LE DÉCLIC (1985)

Grâce à une télécommande de son invention, un homme réveille la libido d’une femme qu’il convoite…

LE DÉCLIC

 

1985 – FRANCE

 

Réalisé par Jean-Louis Richard

 

Avec Jean-Pierre Kalfon, Florence Guérin, Bernie Kuby, Géraldine Pernet, Jacqueline Chauvet, Corinne Corron, Gérard-Antoine Huart, Fabrice Josso

 

THEMA MÉDECINE EN FOLIE

L’intérêt majeur du Déclic tient à trois choses : une idée de départ joyeusement excentrique, le magnétisme froid de Jean-Pierre Kalfon et les charmes impudiques de Florence Guérin. Il n’y a pas là de quoi en faire un grand film, certes, ni même une œuvre très mémorable. Mais voilà qui justifie tout de même le visionnage distrait de cette curiosité effrontément « eighties ». À l’origine se trouvent les quatre tomes d’une bande-dessinée en noir et blanc que ce polisson de Milo Manara dessine dans les années 80. Les scénarios de la BD s’appuient sur un argument de science-fiction prétexte à de folles dérives érotiques, discipline dans laquelle Manara excelle depuis la fin des années 60, notamment sous l’influence du « Barbarella » de J.C. Forest. Un an après leur publication, les albums sont donc adaptés sous forme d’un film, face à la caméra de Jean-Louis Richard, ex-comédien (A bout de souffle, Jules et Jim, La Peau douce, Le Dernier métro) et scénariste (Fahrenheit 451, La Mariée était en noir, La Nuit américaine) très attaché à la Nouvelle Vague. En rédigeant en 1974 le scénario d’Emmanuelle, Richard révèle d’indiscutables accointances avec le genre érotique qu’il va décliner en dirigeant une décennie plus tard ce fameux Déclic, son quatrième long-métrage.

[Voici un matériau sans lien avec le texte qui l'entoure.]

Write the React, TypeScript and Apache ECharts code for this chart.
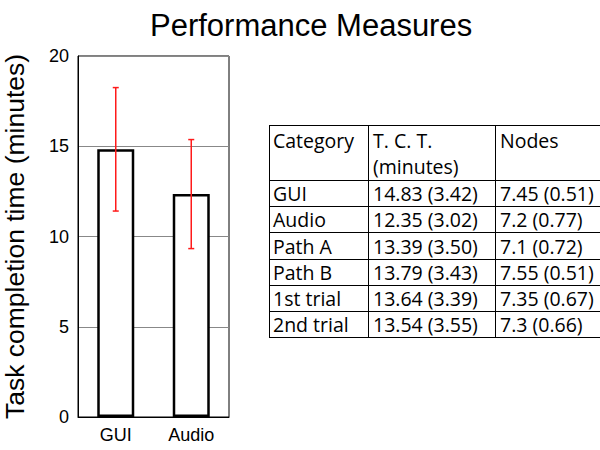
import React, { useEffect, useRef } from "react";
import * as echarts from "echarts";

// Bar chart data
const barCategories = ["GUI", "Audio"];
const barMeans = [14.83, 12.35];
const barSds = [3.42, 3.02];
const yTicks = [0, 5, 10, 15, 20];

// Table data
const tableHeader = [["Category"], ["T. C. T.", "(minutes)"], ["Nodes"]];
const tableCategories = ["GUI", "Audio", "Path A", "Path B", "1st trial", "2nd trial"];
const tctMeans = [14.83, 12.35, 13.39, 13.79, 13.64, 13.54];
const tctSds = [3.42, 3.02, 3.5, 3.43, 3.39, 3.55];
const nodesMeans = [7.45, 7.2, 7.1, 7.55, 7.35, 7.3];
const nodesSds = [0.51, 0.77, 0.72, 0.51, 0.67, 0.66];

const FONT = "Liberation Sans, Arial, sans-serif";
const TFONT = "Open Sans, Noto Sans, sans-serif";

export default function App() {
  const ref = useRef<HTMLDivElement>(null);
  useEffect(() => {
    if (!ref.current) return;
    const chart = echarts.init(ref.current, null, { renderer: "svg" });

    // table geometry
    const tLeft = 269;
    const tRight = 605;
    const tTop = 125;
    const headerBottom = 180;
    const rowH = 26.2;
    const colX = [269, 368, 495];
    const textX = [273, 373, 500];
    const nRows = tableCategories.length;
    const tBottom = headerBottom + rowH * nRows;

    const graphics: any[] = [];
    const lineStyle = { stroke: "#000", lineWidth: 1 };
    const hY = [tTop, headerBottom];
    for (let i = 1; i <= nRows; i++) hY.push(headerBottom + rowH * i);
    hY.forEach((y) =>
      graphics.push({
        type: "line",
        shape: { x1: tLeft, y1: Math.round(y) + 0.5, x2: tRight, y2: Math.round(y) + 0.5 },
        style: lineStyle,
      })
    );
    colX.forEach((x) =>
      graphics.push({
        type: "line",
        shape: { x1: x + 0.5, y1: tTop, x2: x + 0.5, y2: Math.round(tBottom) + 0.5 },
        style: lineStyle,
      })
    );
    const textEl = (t: string, x: number, yCenter: number) => ({
      type: "text",
      x,
      y: yCenter,
      style: {
        text: t,
        fill: "#000",
        font: `19.5px ${TFONT}`,
        textVerticalAlign: "middle",
      },
    });
    tableHeader.forEach((lines, c) =>
      lines.forEach((h, li) => graphics.push(textEl(h, textX[c], 140 + li * 26.8)))
    );
    tableCategories.forEach((cat, r) => {
      const y = headerBottom + rowH * r + rowH / 2 + 0.5;
      const tct = `${tctMeans[r].toFixed(2)} (${tctSds[r].toFixed(2)})`;
      const nodes = `${nodesMeans[r]} (${nodesSds[r].toFixed(2)})`;
      [cat, tct, nodes].forEach((t, c) => graphics.push(textEl(t, textX[c], y)));
    });

    chart.setOption({
      animation: false,
      title: {
        text: "Performance Measures",
        left: 145,
        top: 5,
        textStyle: { fontFamily: FONT, fontSize: 31, fontWeight: "normal", color: "#000" },
      },
      grid: {
        left: 76,
        right: 371,
        top: 56,
        bottom: 33,
        show: true,
        borderColor: "#000",
        borderWidth: 1,
        backgroundColor: "transparent",
      },
      xAxis: {
        type: "category",
        data: barCategories,
        axisLine: { lineStyle: { color: "#000", width: 1 } },
        axisTick: { show: false },
        axisLabel: { color: "#000", fontFamily: FONT, fontSize: 18, margin: 9 },
      },
      yAxis: {
        type: "value",
        min: yTicks[0],
        max: yTicks[yTicks.length - 1],
        interval: 5,
        name: "Task completion time (minutes)",
        nameLocation: "middle",
        nameGap: 50,
        nameTextStyle: { color: "#000", fontFamily: FONT, fontSize: 26.5 },
        axisLine: { show: true, lineStyle: { color: "#000", width: 1 } },
        axisTick: { show: false },
        axisLabel: { color: "#000", fontFamily: FONT, fontSize: 18, margin: 9 },
        splitLine: { lineStyle: { color: "#888", width: 1 } },
      },
      series: [
        {
          type: "bar",
          data: barMeans,
          barWidth: 37,
          itemStyle: { color: "#fff", borderColor: "#000", borderWidth: 2.5 },
          z: 2,
        },
        {
          type: "custom",
          data: barCategories.map((_, i) => [i, barMeans[i], barSds[i]]),
          encode: { x: 0, y: 1 },
          z: 5,
          renderItem: (params: any, api: any) => {
            const x = api.value(0);
            const m = api.value(1);
            const s = api.value(2);
            const hi = api.coord([x, m + s]);
            const lo = api.coord([x, m - s]);
            const w = 3;
            const st = { stroke: "#ff1a1a", lineWidth: 1.5 };
            return {
              type: "group",
              children: [
                { type: "line", shape: { x1: hi[0], y1: hi[1], x2: lo[0], y2: lo[1] }, style: st },
                { type: "line", shape: { x1: hi[0] - w, y1: hi[1], x2: hi[0] + w, y2: hi[1] }, style: st },
                { type: "line", shape: { x1: lo[0] - w, y1: lo[1], x2: lo[0] + w, y2: lo[1] }, style: st },
              ],
            };
          },
        },
      ],
      graphic: graphics,
    });
    return () => chart.dispose();
  }, []);
  return (
    <div
      ref={ref}
      style={{ position: "fixed", left: 0, top: 0, width: 600, height: 450, background: "#fff" }}
    />
  );
}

Les traits taillés à la serpe, le regard de biais, la voix traînante, Jean-Pierre Kalfon incarne le docteur Fedorovich, alias Fez, bras droit de Christiani (Bernie Kuby), un homme d’affaires mafieux qui sévit en Louisiane. Fez n’aime pas beaucoup son employeur, qui le traite lui-même avec un certain mépris. L’épouse du mafieux, la ravissante Claudia (Florence Guérin), considère elle-même Fez avec une arrogance hautaine qui lui déplaît fortement. N’y tenant plus, il décide de se venger. Dans un petit laboratoire d’électronique, notre homme bricole une télécommande d’un genre très spécial qui permet d’éveiller de manière brutale la libido de la personne qui y est soumise après avoir été préalablement mise sous hypnose. Fez choisit bien sûr Claudia comme cobaye. Désormais, chaque fois qu’il active le déclic, cette femme du monde bien sous tous rapports se transforme en redoutable nymphomane que rien ne semble pouvoir réfréner…

Tu ris, tu pleures

Dès les premières minutes, Kalfon nous accompagne avec sa voix off désabusée, façon héros de film noir, et pousse même la chansonnette à l’occasion du titre « Tu ris, tu pleures » qu’il interprète en début et en fin de métrage (le single de la chanson sera exploité en 45 tours au moment de la sortie du film). Son jeu « autre » et sa présence inimitable dotent d’emblée Le Déclic d’une tonalité singulière. Mais l’atout majeur du long-métrage de Jean-Louis Richard est bien sûr Florence Guérin. Cette dernière excelle dans le registre de la bourgeoise glaciale qui se mue subitement en bête de sexe insatiable et agressive dès que Fez actionne sa machine infernale. Les scènes érotiques qui s’ensuivent ne se départissent jamais du second degré propre au comique des situations dans lesquelles elles s’insèrent. Ainsi, les ébats lascifs de Claudia dans une cabine d’essayage de grand magasin, face à un prêtre paniqué, devant un majordome peu farouche ou au milieu des bayous ne se contentent pas de titiller la libido du spectateur mâle. Ils ont aussi vocation de provoquer le rire. Mais passé l’effet de surprise, Le Déclic commence à patiner, multipliant les sous-intrigues qui ne mêlent nulle part (les malversations de Christiani, le futur anniversaire de la nièce d’un de ses associés) pour combler le vide narratif. Le passage du dessin à l’écran n’est donc qu’à moitié convaincant, Manara reprenant la place de choix qui lui revient au cours du générique de fin qui égrène quelques-unes des plus belles planches de ses albums.